--- Dataset content ---

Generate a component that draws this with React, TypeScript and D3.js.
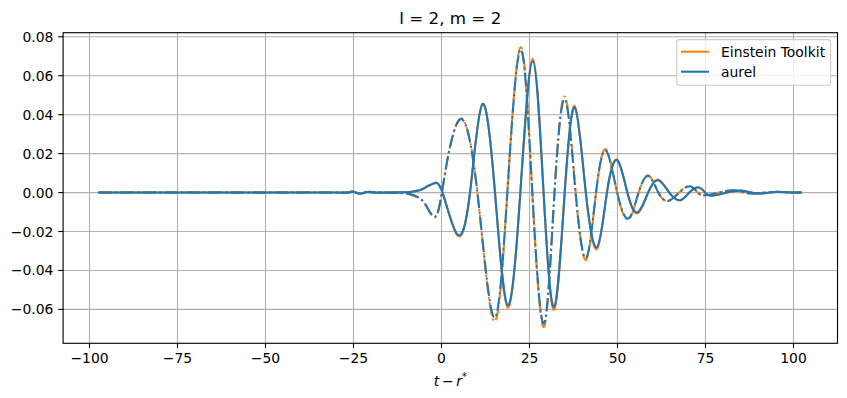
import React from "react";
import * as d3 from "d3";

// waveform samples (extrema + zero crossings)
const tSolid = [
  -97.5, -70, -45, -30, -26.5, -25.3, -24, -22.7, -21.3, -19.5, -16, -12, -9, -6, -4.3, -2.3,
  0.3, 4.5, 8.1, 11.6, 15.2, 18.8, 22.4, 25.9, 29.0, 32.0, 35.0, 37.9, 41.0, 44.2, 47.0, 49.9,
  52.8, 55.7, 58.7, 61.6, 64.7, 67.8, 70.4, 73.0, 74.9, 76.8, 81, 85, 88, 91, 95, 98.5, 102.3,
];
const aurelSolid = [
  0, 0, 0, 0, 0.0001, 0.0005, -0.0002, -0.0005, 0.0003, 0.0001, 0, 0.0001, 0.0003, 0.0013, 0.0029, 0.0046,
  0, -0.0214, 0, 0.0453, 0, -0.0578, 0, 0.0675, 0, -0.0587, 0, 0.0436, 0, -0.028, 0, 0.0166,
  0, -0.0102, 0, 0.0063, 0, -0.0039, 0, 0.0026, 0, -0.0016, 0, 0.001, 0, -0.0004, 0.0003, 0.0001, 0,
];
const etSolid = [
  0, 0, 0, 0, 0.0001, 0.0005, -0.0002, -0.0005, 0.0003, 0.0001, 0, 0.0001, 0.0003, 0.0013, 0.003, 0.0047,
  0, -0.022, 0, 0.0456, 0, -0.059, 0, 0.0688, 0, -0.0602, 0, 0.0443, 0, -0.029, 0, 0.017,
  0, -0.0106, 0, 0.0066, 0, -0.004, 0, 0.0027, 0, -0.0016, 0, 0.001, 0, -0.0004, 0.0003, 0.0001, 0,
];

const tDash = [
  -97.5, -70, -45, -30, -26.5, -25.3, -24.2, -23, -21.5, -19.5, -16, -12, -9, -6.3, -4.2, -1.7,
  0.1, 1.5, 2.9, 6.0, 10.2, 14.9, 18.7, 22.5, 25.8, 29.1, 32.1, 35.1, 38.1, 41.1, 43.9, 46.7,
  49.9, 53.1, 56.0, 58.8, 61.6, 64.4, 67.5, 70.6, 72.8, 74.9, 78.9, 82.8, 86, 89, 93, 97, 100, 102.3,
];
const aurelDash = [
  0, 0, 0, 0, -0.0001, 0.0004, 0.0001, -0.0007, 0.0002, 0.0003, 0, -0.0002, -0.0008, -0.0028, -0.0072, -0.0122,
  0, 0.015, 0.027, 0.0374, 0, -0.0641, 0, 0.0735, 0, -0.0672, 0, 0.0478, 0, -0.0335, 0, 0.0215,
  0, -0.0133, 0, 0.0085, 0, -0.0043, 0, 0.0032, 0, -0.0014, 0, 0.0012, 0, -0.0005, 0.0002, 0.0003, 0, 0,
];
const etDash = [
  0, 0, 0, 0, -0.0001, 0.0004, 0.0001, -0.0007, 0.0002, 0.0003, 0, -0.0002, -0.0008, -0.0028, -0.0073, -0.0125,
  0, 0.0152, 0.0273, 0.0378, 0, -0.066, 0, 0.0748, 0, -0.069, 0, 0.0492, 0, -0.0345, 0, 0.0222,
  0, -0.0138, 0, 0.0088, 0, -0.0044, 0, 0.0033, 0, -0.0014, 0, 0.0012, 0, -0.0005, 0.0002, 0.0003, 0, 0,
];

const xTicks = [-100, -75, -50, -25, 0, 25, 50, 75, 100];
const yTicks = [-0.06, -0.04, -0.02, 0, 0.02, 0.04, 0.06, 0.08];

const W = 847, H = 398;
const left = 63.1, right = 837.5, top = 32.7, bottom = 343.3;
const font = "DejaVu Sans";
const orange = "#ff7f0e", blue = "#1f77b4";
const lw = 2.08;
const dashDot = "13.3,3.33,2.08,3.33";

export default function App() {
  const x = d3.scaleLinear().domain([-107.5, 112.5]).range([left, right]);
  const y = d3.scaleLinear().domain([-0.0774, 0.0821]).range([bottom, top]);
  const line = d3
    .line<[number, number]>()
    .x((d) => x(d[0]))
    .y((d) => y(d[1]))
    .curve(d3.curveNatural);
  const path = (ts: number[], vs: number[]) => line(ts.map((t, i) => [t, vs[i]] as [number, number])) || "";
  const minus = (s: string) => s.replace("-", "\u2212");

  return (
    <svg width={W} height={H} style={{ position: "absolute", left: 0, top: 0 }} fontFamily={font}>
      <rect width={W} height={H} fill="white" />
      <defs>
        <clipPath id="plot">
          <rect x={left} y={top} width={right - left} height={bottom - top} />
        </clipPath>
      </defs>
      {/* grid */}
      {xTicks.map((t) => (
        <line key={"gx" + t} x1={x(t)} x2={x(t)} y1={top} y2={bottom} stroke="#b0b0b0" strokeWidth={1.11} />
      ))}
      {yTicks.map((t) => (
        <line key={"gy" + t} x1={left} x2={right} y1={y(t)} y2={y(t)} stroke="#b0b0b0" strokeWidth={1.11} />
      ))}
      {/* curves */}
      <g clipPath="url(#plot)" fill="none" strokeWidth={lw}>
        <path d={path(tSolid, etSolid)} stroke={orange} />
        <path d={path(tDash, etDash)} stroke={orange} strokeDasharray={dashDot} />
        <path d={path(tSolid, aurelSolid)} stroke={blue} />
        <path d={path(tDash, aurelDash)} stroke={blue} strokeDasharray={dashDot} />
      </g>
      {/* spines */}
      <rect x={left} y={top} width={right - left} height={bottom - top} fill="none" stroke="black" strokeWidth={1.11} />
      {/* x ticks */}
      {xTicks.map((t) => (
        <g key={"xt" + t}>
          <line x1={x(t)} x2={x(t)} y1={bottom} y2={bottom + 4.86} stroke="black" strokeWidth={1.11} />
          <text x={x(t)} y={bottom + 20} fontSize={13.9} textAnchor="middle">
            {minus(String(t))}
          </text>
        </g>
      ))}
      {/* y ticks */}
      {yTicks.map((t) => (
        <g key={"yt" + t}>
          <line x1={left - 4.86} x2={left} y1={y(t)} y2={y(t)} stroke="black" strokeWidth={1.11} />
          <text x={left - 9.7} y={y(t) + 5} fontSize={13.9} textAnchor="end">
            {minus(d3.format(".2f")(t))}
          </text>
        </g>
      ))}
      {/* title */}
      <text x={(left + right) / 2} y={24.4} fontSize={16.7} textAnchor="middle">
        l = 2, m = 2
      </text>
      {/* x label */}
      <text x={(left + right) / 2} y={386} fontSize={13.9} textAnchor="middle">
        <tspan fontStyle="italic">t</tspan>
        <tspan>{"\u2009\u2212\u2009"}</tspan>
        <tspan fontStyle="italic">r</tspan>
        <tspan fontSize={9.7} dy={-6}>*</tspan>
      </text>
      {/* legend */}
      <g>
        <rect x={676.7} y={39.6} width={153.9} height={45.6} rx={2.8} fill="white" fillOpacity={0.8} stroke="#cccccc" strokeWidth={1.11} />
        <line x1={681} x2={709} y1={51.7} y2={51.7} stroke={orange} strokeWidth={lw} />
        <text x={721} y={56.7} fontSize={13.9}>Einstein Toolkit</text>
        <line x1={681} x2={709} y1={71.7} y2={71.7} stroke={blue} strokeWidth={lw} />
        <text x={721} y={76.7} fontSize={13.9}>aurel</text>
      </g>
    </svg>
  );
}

---

:: Written instruction ::
Every line from the start of the listing above through the line with "import * as" should be repeated exactly; skip the pictures and add nothing else.

:: Result for this task ::
Generate a component that draws this with React, TypeScript and D3.js.
import React from "react";
import * as d3 from "d3";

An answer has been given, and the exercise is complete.